Science tells us there are commonalities behind the violent acts devastating our country beyond those currently debated.

In an August 4 op-ed in the Los Angeles Times, researchers Jillian Peterson and James Densley of The Violence Project studied every mass shooter in the past 53 years and identified four commonalities, the first of which caught my eye.

Peterson and Densley wrote, “The vast majority of mass shooters in our study experienced early childhood trauma and exposure to violence at a young age.”

Certainly, neither I nor Peterson and Densley suggest that children who experience severe trauma are destined to become mass shooters or otherwise engage in violent behavior.

However, exposure to multiple prolonged, severe and compounded events – including child abuse and neglect, living in a household with intimate partner violence, parental substance abuse, untreated mental health concerns, loss of a parent, bullying and more – have been identified in research as precursors to serious social, mental and physical health problems later in life such as depression, suicide, substance abuse, and others if left untreated or without effective coping mechanisms.
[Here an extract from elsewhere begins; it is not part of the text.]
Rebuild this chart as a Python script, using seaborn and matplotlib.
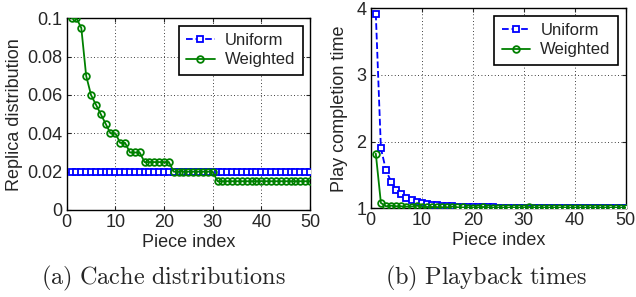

One might be surprised at the large percentage of children that experience trauma. National research firm Child Trends analyzed data from the 2016 National Survey of Children’s Health and found that while 49% of Texas children have experienced at least one early adversity, 12% (nearly 900,000) experienced three or more, excluding child abuse (but including being a victim of violence), making the likely impact much more severe.

The solutions aren’t necessarily difficult. Research has shown just one loving adult in a child’s life can buffer trauma’s impact.

Additionally, programs and interventions exist that work with families to not only prevent traumas but also mitigate the effects. These include voluntary home visiting programs, high-quality child care, parenting training and support, access to quality health care, treatment of mental health and substance abuse concerns and domestic violence prevention.

Let me be clear: This is not about labeling children or flagging potential shooters because of early trauma or mental health concerns.

Rather, it’s an effort to invest in our most precious generation, when children’s brains experience the most development. Every child deserves to be strong, safe and secure. By investing in prevention, we create a foundation in which children are resilient and have supports in place to build healthy lives.

The organization I lead – TexProtects, the Texas chapter of Prevent Child Abuse America – worked hard in the most recent legislative session educating lawmakers on the detrimental effects of adverse childhood experiences (ACEs). Along with other advocacy partners, we pushed for development of a statewide strategy to prevent and mitigate ACEs’ impacts by building resiliency in kids. Unfortunately, despite strong House support, the legislation died in the Senate in the final days of session.

I don’t know what the perfect solution is to preventing violence in our nation – there probably isn’t one, as any individual violent event can be pinned to multiple causes. However, I do know that the earlier we intervene the better, and prevention of early childhood trauma and treatment later in life should be two of many strategies.

Prevention is absolutely within our means to address, and childhood is the earliest point possible.

Sophie Phillips is CEO of TexProtects. TexProtects’ study of adverse childhood experiences is at bit.ly/acesuncovered.